**Exercise task**
Repeat the listing word for word. No pictures belong in the copy.

^^^^^^^^^^^^^^^^

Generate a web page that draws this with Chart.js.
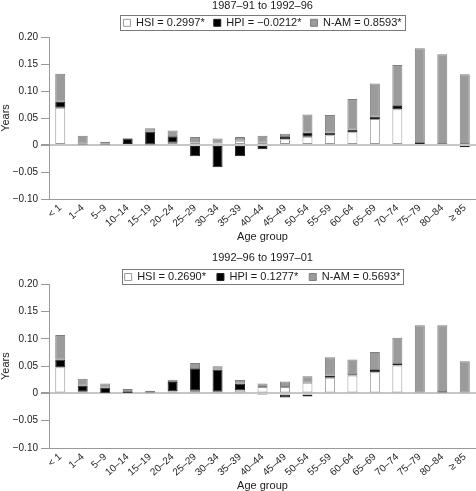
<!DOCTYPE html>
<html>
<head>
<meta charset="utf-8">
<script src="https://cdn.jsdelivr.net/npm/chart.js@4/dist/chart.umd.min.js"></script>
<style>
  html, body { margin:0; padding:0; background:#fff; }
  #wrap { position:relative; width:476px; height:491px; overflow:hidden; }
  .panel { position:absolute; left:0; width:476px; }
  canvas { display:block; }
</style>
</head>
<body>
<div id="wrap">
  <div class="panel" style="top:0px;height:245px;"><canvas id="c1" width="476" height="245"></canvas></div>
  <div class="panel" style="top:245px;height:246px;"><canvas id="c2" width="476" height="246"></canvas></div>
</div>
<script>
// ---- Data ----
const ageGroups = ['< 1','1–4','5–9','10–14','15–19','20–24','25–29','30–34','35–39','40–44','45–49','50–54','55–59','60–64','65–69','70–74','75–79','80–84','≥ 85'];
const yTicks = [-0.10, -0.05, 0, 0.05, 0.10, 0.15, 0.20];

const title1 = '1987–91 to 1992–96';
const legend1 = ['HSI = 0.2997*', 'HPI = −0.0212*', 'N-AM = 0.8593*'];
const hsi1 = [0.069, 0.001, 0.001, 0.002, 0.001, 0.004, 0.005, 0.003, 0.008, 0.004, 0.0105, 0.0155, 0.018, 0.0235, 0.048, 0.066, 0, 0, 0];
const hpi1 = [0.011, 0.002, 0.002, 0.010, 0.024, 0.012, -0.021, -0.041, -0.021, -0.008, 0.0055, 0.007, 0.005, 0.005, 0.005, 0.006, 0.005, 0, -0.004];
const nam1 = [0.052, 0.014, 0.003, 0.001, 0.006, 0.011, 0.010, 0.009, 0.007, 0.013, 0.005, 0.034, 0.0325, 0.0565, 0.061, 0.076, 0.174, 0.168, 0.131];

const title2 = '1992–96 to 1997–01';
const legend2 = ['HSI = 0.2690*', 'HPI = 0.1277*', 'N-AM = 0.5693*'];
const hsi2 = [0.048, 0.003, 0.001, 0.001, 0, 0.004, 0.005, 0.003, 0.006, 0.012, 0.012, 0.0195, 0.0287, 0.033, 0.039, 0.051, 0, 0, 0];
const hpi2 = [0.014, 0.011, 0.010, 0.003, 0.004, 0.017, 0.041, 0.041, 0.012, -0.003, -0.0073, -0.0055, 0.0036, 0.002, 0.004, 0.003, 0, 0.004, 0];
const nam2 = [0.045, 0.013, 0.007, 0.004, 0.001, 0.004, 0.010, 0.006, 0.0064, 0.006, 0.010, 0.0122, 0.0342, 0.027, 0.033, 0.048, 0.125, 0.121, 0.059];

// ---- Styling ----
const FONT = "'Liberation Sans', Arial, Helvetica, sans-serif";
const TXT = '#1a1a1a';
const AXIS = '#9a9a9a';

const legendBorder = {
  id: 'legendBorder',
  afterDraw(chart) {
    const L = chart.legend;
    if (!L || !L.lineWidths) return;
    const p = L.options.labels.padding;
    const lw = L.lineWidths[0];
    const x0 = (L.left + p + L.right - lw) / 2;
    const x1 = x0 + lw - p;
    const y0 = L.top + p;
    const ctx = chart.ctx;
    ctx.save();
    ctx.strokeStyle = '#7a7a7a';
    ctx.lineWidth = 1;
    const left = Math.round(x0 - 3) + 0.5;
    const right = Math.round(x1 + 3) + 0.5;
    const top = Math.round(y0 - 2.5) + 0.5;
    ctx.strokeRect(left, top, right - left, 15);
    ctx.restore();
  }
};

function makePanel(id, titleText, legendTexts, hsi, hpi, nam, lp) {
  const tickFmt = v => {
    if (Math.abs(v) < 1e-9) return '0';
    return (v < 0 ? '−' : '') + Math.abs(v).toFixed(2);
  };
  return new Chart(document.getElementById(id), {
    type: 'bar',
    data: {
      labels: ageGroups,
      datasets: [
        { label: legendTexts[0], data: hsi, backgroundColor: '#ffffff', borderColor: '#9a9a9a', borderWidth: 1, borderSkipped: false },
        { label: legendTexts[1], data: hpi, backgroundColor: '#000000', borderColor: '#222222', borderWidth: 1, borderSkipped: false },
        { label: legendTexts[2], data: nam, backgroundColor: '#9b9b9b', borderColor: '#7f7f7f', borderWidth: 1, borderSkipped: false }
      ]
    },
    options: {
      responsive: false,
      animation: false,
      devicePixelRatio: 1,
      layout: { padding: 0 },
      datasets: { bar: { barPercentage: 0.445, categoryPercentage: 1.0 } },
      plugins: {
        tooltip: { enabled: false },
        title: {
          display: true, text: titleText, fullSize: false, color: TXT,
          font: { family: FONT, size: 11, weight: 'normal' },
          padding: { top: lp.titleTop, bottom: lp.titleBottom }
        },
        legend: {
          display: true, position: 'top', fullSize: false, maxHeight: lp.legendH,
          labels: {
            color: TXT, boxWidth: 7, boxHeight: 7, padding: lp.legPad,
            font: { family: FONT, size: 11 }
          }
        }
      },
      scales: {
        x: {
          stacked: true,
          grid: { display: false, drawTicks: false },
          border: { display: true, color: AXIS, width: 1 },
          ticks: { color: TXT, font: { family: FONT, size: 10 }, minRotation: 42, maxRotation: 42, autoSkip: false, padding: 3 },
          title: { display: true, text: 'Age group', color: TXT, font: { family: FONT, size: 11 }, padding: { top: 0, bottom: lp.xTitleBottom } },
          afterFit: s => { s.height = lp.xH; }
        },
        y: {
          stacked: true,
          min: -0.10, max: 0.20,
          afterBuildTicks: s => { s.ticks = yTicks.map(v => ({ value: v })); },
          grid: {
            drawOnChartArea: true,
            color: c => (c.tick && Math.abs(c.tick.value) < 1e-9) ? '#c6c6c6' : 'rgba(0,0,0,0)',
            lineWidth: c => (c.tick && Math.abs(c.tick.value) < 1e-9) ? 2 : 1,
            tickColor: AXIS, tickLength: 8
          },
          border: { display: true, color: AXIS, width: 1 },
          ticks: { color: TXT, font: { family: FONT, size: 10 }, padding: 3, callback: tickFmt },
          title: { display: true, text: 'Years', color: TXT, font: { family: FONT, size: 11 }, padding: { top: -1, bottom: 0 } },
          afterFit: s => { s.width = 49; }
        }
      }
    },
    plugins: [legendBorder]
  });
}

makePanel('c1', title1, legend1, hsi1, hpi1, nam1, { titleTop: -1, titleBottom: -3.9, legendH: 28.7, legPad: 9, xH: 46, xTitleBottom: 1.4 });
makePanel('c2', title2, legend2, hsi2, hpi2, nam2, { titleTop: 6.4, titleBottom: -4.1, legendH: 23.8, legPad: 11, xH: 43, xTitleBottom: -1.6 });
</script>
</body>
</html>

^^^^^^^^^^^^^^^^

**Output of the exercise**
Generate a web page that draws this with Chart.js.
<!DOCTYPE html>
<html>
<head>
<meta charset="utf-8">
<script src="https://cdn.jsdelivr.net/npm/chart.js@4/dist/chart.umd.min.js"></script>
<style>
  html, body { margin:0; padding:0; background:#fff; }
  #wrap { position:relative; width:476px; height:491px; overflow:hidden; }
  .panel { position:absolute; left:0; width:476px; }
  canvas { display:block; }
</style>
</head>
<body>
<div id="wrap">
  <div class="panel" style="top:0px;height:245px;"><canvas id="c1" width="476" height="245"></canvas></div>
  <div class="panel" style="top:245px;height:246px;"><canvas id="c2" width="476" height="246"></canvas></div>
</div>
<script>
// ---- Data ----
const ageGroups = ['< 1','1–4','5–9','10–14','15–19','20–24','25–29','30–34','35–39','40–44','45–49','50–54','55–59','60–64','65–69','70–74','75–79','80–84','≥ 85'];
const yTicks = [-0.10, -0.05, 0, 0.05, 0.10, 0.15, 0.20];

const title1 = '1987–91 to 1992–96';
const legend1 = ['HSI = 0.2997*', 'HPI = −0.0212*', 'N-AM = 0.8593*'];
const hsi1 = [0.069, 0.001, 0.001, 0.002, 0.001, 0.004, 0.005, 0.003, 0.008, 0.004, 0.0105, 0.0155, 0.018, 0.0235, 0.048, 0.066, 0, 0, 0];
const hpi1 = [0.011, 0.002, 0.002, 0.010, 0.024, 0.012, -0.021, -0.041, -0.021, -0.008, 0.0055, 0.007, 0.005, 0.005, 0.005, 0.006, 0.005, 0, -0.004];
const nam1 = [0.052, 0.014, 0.003, 0.001, 0.006, 0.011, 0.010, 0.009, 0.007, 0.013, 0.005, 0.034, 0.0325, 0.0565, 0.061, 0.076, 0.174, 0.168, 0.131];

const title2 = '1992–96 to 1997–01';
const legend2 = ['HSI = 0.2690*', 'HPI = 0.1277*', 'N-AM = 0.5693*'];
const hsi2 = [0.048, 0.003, 0.001, 0.001, 0, 0.004, 0.005, 0.003, 0.006, 0.012, 0.012, 0.0195, 0.0287, 0.033, 0.039, 0.051, 0, 0, 0];
const hpi2 = [0.014, 0.011, 0.010, 0.003, 0.004, 0.017, 0.041, 0.041, 0.012, -0.003, -0.0073, -0.0055, 0.0036, 0.002, 0.004, 0.003, 0, 0.004, 0];
const nam2 = [0.045, 0.013, 0.007, 0.004, 0.001, 0.004, 0.010, 0.006, 0.0064, 0.006, 0.010, 0.0122, 0.0342, 0.027, 0.033, 0.048, 0.125, 0.121, 0.059];

// ---- Styling ----
const FONT = "'Liberation Sans', Arial, Helvetica, sans-serif";
const TXT = '#1a1a1a';
const AXIS = '#9a9a9a';

const legendBorder = {
  id: 'legendBorder',
  afterDraw(chart) {
    const L = chart.legend;
    if (!L || !L.lineWidths) return;
    const p = L.options.labels.padding;
    const lw = L.lineWidths[0];
    const x0 = (L.left + p + L.right - lw) / 2;
    const x1 = x0 + lw - p;
    const y0 = L.top + p;
    const ctx = chart.ctx;
    ctx.save();
    ctx.strokeStyle = '#7a7a7a';
    ctx.lineWidth = 1;
    const left = Math.round(x0 - 3) + 0.5;
    const right = Math.round(x1 + 3) + 0.5;
    const top = Math.round(y0 - 2.5) + 0.5;
    ctx.strokeRect(left, top, right - left, 15);
    ctx.restore();
  }
};

function makePanel(id, titleText, legendTexts, hsi, hpi, nam, lp) {
  const tickFmt = v => {
    if (Math.abs(v) < 1e-9) return '0';
    return (v < 0 ? '−' : '') + Math.abs(v).toFixed(2);
  };
  return new Chart(document.getElementById(id), {
    type: 'bar',
    data: {
      labels: ageGroups,
      datasets: [
        { label: legendTexts[0], data: hsi, backgroundColor: '#ffffff', borderColor: '#9a9a9a', borderWidth: 1, borderSkipped: false },
        { label: legendTexts[1], data: hpi, backgroundColor: '#000000', borderColor: '#222222', borderWidth: 1, borderSkipped: false },
        { label: legendTexts[2], data: nam, backgroundColor: '#9b9b9b', borderColor: '#7f7f7f', borderWidth: 1, borderSkipped: false }
      ]
    },
    options: {
      responsive: false,
      animation: false,
      devicePixelRatio: 1,
      layout: { padding: 0 },
      datasets: { bar: { barPercentage: 0.445, categoryPercentage: 1.0 } },
      plugins: {
        tooltip: { enabled: false },
        title: {
          display: true, text: titleText, fullSize: false, color: TXT,
          font: { family: FONT, size: 11, weight: 'normal' },
          padding: { top: lp.titleTop, bottom: lp.titleBottom }
        },
        legend: {
          display: true, position: 'top', fullSize: false, maxHeight: lp.legendH,
          labels: {
            color: TXT, boxWidth: 7, boxHeight: 7, padding: lp.legPad,
            font: { family: FONT, size: 11 }
          }
        }
      },
      scales: {
        x: {
          stacked: true,
          grid: { display: false, drawTicks: false },
          border: { display: true, color: AXIS, width: 1 },
          ticks: { color: TXT, font: { family: FONT, size: 10 }, minRotation: 42, maxRotation: 42, autoSkip: false, padding: 3 },
          title: { display: true, text: 'Age group', color: TXT, font: { family: FONT, size: 11 }, padding: { top: 0, bottom: lp.xTitleBottom } },
          afterFit: s => { s.height = lp.xH; }
        },
        y: {
          stacked: true,
          min: -0.10, max: 0.20,
          afterBuildTicks: s => { s.ticks = yTicks.map(v => ({ value: v })); },
          grid: {
            drawOnChartArea: true,
            color: c => (c.tick && Math.abs(c.tick.value) < 1e-9) ? '#c6c6c6' : 'rgba(0,0,0,0)',
            lineWidth: c => (c.tick && Math.abs(c.tick.value) < 1e-9) ? 2 : 1,
            tickColor: AXIS, tickLength: 8
          },
          border: { display: true, color: AXIS, width: 1 },
          ticks: { color: TXT, font: { family: FONT, size: 10 }, padding: 3, callback: tickFmt },
          title: { display: true, text: 'Years', color: TXT, font: { family: FONT, size: 11 }, padding: { top: -1, bottom: 0 } },
          afterFit: s => { s.width = 49; }
        }
      }
    },
    plugins: [legendBorder]
  });
}

makePanel('c1', title1, legend1, hsi1, hpi1, nam1, { titleTop: -1, titleBottom: -3.9, legendH: 28.7, legPad: 9, xH: 46, xTitleBottom: 1.4 });
makePanel('c2', title2, legend2, hsi2, hpi2, nam2, { titleTop: 6.4, titleBottom: -4.1, legendH: 23.8, legPad: 11, xH: 43, xTitleBottom: -1.6 });
</script>
</body>
</html>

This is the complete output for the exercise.